With that caveat, how does La Brewer do with her big dramatic pieces mixed in with a few show tunes in this new arias disc? Swimmingly in the classical numbers, a bit less idiomatically in the translated operetta pieces by Lehar and Kalman, but fine in tunes of Richard Rodgers and Bob Merrill. Where there are problems, they seem to come from David Parry and the Philharmonia Orchestra and a choir. The lead-in to Countess Maritza’s entrance aria is a real bog – not only slow, but dragged down tonally and out of synch between orchestra and a slightly rough chorus. Better rehearsed, put back into German and speeded up it would be just fine. Brewer’s mellow low and mid-voice rendition of Rodger’s immortal “You’ll Never Walk Alone” is big league; it may well be remembered as a touchstone performance. Rossini’s Stabat Mater is dropped into the middle of these light songs, and the “Inflammatus” rings with resounding soprano tones just in case we’ve forgotten Brewer is one of the most luxurious big voices of our time. Three out of a dozen selections are in their original English, and they are entirely comfortable. The juicy Kalman operetta aria “Meine lippen sie kussen so heiss,” here “On my lips ev’ry kiss is like wine” (see what I mean?), is sung elegantly, if without the lilt and flirt of the German text. Beethoven’s concert aria, “Ah Perfido,” to my ear the best performance on this CD, is sandwiched between Lehar and Bob Merrill (his lovely Lili’s song ‘Mira’ from Carnival) creating a peculiar ambience if one listens straight through the disc, which is not recommended. But the Beethoven is superb, sung with much feeling and poise, and with ravishing tone, Brewer at her best. But who set the order of these selections? It’s wiser to make one’s own.
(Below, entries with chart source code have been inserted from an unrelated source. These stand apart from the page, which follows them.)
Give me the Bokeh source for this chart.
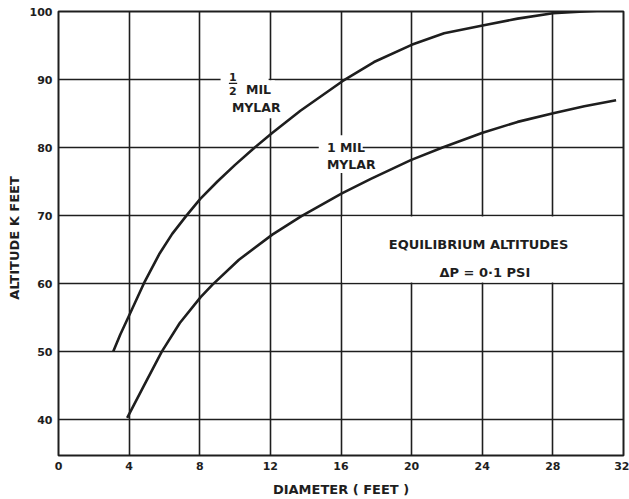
from bokeh.plotting import figure
from bokeh.models import FixedTicker
from bokeh.core.properties import value
from bokeh.embed import file_html
from bokeh.resources import INLINE

# Data
half_mil_diameter = [3.1, 3.5, 4.0, 4.84, 5.7, 6.44, 7.28, 8.03, 9.0, 10.0, 11.0, 12.1, 13.7,
                     16.08, 17.87, 20.0, 21.84, 24.02, 26.0, 28.0, 30.5]
half_mil_altitude = [50.0, 52.5, 55.3, 60.05, 64.3, 67.3, 70.1, 72.45, 75.0, 77.45, 79.75, 82.15, 85.4,
                     89.75, 92.57, 95.1, 96.8, 97.95, 98.95, 99.75, 100.1]

one_mil_diameter = [3.89, 4.84, 5.85, 6.87, 8.05, 8.71, 10.22, 12.11, 13.76, 16.05, 17.69,
                    19.95, 21.75, 24.02, 26.0, 28.02, 29.78, 31.58]
one_mil_altitude = [40.25, 45.0, 50.0, 54.2, 58.0, 59.8, 63.5, 67.2, 69.92, 73.27, 75.4,
                    78.15, 80.0, 82.16, 83.77, 85.05, 86.07, 86.95]

x_ticks = [0, 4, 8, 12, 16, 20, 24, 28, 32]
y_ticks = [40, 50, 60, 70, 80, 90, 100]

FONT = value("DejaVu Sans")
INK = "#1e1e1e"

p = figure(width=629, height=499, x_range=(0, 32), y_range=(34.72, 100),
           output_backend="svg", toolbar_location=None,
           min_border_left=58, min_border_right=6, min_border_top=11, min_border_bottom=43)

p.background_fill_color = "white"
p.border_fill_color = "white"
p.outline_line_color = INK
p.outline_line_width = 2

p.xaxis.ticker = FixedTicker(ticks=x_ticks)
p.yaxis.ticker = FixedTicker(ticks=y_ticks)
for ax in (p.xaxis, p.yaxis):
    ax.axis_line_color = None
    ax.major_tick_line_color = None
    ax.minor_tick_line_color = None
    ax.major_tick_in = 0
    ax.major_tick_out = 0
    ax.major_label_text_font = "DejaVu Sans"
    ax.major_label_text_font_style = "bold"
    ax.major_label_text_font_size = "11px"
    ax.major_label_text_color = INK
    ax.major_label_standoff = 6
    ax.axis_label_text_font = "DejaVu Sans"
    ax.axis_label_text_font_style = "bold"
    ax.axis_label_text_font_size = "13px"
    ax.axis_label_text_color = INK

p.xaxis.axis_label = "DIAMETER ( FEET )"
p.xaxis.axis_label_standoff = 9
p.yaxis.axis_label = "ALTITUDE  K  FEET"
p.yaxis.axis_label_standoff = 5

for g in (p.xgrid, p.ygrid):
    g.grid_line_color = INK
    g.grid_line_width = 1.6
    g.grid_line_alpha = 1.0

# White patches that interrupt the grid behind the labels
p.quad(left=[9.18, 11.79, 14.74, 16.07], right=[11.9, 12.25, 17.23, 31.93],
       bottom=[84.3, 84.3, 76.25, 60.15], top=[91.35, 89.9, 81.82, 69.85],
       fill_color="white", line_color=None)

# Curves
p.line(half_mil_diameter, half_mil_altitude, line_color=INK, line_width=2.6, line_join="round")
p.line(one_mil_diameter, one_mil_altitude, line_color=INK, line_width=2.6, line_join="round")

# Curve labels
p.text(x=[9.88], y=[90.3], text=["1"], text_font=FONT, text_font_style="bold",
       text_font_size="11px", text_align="center", text_baseline="middle", text_color=INK)
p.segment(x0=[9.65], y0=[89.42], x1=[10.12], y1=[89.42], line_color=INK, line_width=1.3)
p.text(x=[9.88], y=[88.3], text=["2"], text_font=FONT, text_font_style="bold",
       text_font_size="11px", text_align="center", text_baseline="middle", text_color=INK)
p.text(x=[10.62, 9.82, 15.2, 15.2], y=[88.56, 85.85, 80.06, 77.57],
       text=["MIL", "MYLAR", "1 MIL", "MYLAR"], text_font=FONT, text_font_style="bold",
       text_font_size="12.5px", text_align="left", text_baseline="middle", text_color=INK)

# Annotation box text
p.text(x=[23.92], y=[65.69], text=["EQUILIBRIUM  ALTITUDES"], text_font=FONT,
       text_font_style="bold", text_font_size="13px", text_align="center",
       text_baseline="middle", text_color=INK)
p.text(x=[24.15], y=[61.58], text=["ΔP = 0·1 PSI"], text_font=FONT,
       text_font_style="bold", text_font_size="13px", text_align="center",
       text_baseline="middle", text_color=INK)

open("out.html", "w").write(file_html(p, INLINE))
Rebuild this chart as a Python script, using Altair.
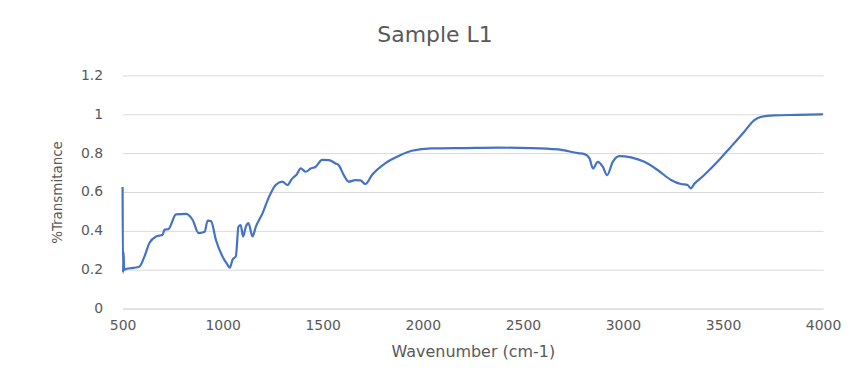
import altair as alt
import pandas as pd

wavenumber = [500, 502, 505, 508, 520, 551, 585, 610, 634, 668, 700, 709, 730, 767, 817,
              850, 880, 910, 925, 942, 966, 999, 1024, 1036, 1049, 1066, 1079, 1090, 1102, 1116,
              1129, 1149, 1166, 1199, 1232, 1265, 1298, 1323, 1348, 1370, 1390, 1415, 1440, 1465, 1497,
              1530, 1564, 1580, 1605, 1630, 1663, 1688, 1713, 1746, 1812, 1879, 1945, 2045, 2211, 2377,
              2543, 2675, 2775, 2808, 2833, 2850, 2874, 2899, 2921, 2949, 2982, 3040, 3107, 3173, 3240,
              3290, 3323, 3339, 3356, 3406, 3472, 3539, 3605, 3655, 3688, 3754, 3870, 4000]
transmittance = [0.625, 0.185, 0.29, 0.20, 0.205, 0.209, 0.217, 0.27, 0.337, 0.371, 0.38, 0.405, 0.41, 0.485, 0.487,
                 0.456, 0.388, 0.395, 0.453, 0.45, 0.354, 0.268, 0.226, 0.21, 0.251, 0.27, 0.422, 0.43, 0.371, 0.422,
                 0.44, 0.371, 0.422, 0.49, 0.576, 0.636, 0.653, 0.636, 0.67, 0.69, 0.721, 0.704, 0.721, 0.73, 0.765,
                 0.764, 0.747, 0.738, 0.687, 0.653, 0.661, 0.66, 0.641, 0.687, 0.747, 0.785, 0.812, 0.824, 0.826, 0.828,
                 0.826, 0.819, 0.8, 0.795, 0.773, 0.721, 0.755, 0.73, 0.687, 0.755, 0.785, 0.778, 0.755, 0.713, 0.662,
                 0.641, 0.636, 0.619, 0.641, 0.687, 0.755, 0.832, 0.909, 0.969, 0.986, 0.994, 0.997, 1.0]
x_ticks = [500, 1000, 1500, 2000, 2500, 3000, 3500, 4000]
y_ticks = [0, 0.2, 0.4, 0.6, 0.8, 1.0, 1.2]

df = pd.DataFrame({"wn": wavenumber, "t": transmittance})

FONT = "DejaVu Sans"
GRAY = "#595959"

chart = alt.Chart(df).mark_line(color="#4472C4", strokeWidth=2.2, interpolate="monotone").encode(
    x=alt.X("wn:Q", scale=alt.Scale(domain=[500, 4000], nice=False),
            axis=alt.Axis(values=x_ticks, format="d", title="Wavenumber (cm-1)",
                          grid=False, ticks=False, domainColor="#d9d9d9", labelFlush=False,
                          labelPadding=10, titlePadding=11)),
    y=alt.Y("t:Q", scale=alt.Scale(domain=[0, 1.2], nice=False),
            axis=alt.Axis(values=y_ticks, format=".1~f", title="%Transmitance",
                          grid=True, gridColor="#d9d9d9", ticks=False, domain=False,
                          labelPadding=20, titlePadding=16)),
).properties(
    width=703, height=234,
    title=alt.TitleParams("Sample L1", fontSize=22, font=FONT, color=GRAY,
                          fontWeight="normal", offset=22, dx=-38),
    autosize=alt.AutoSizeParams(type="none"),
    padding={"left": 115, "top": 67, "right": 30, "bottom": 55},
).configure_axis(
    labelFont=FONT, labelFontSize=14, labelColor=GRAY,
    titleFont=FONT, titleFontSize=16, titleColor=GRAY, titleFontWeight="normal",
).configure_axisY(
    titleFont="'DejaVu Sans Condensed', 'Liberation Sans Narrow', Lato, sans-serif", titleFontSize=15,
).configure_view(stroke=None)

chart.save("out.html", embed_options={"renderer": "svg", "actions": False})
Finally, I do have to carp a little about the sonics: Heaven knows Brewer needs no help with pitch or amplitude. But the engineers have fiddled with the position of the voice, often too close, and have added resonance, which can sometimes create a ragged release or blurred detail, as in the smudged, rushed orchestral opening in Elisabeth’s Act II aria from Tannhauser, and the occasional forte high note can blast. Brewer sings “Mira – Can you imagine that,” so sweetly and simply, it is one of her finest numbers; but here it is set in a resonance too big and imposing. Even so: yum!
Most of all I wish conductor David Parry had worked his musical forces into a better fused whole, and achieved more graceful and consistent tempos. At times he is too cautious and can seem to hold back the soloist.
In sum: a mixed blessing, but worth its price due to the many beauties of Christine Brewer and quality of the music she sings. This is a good documentation of her distinguished talents, caught in top form over three days in March 2005.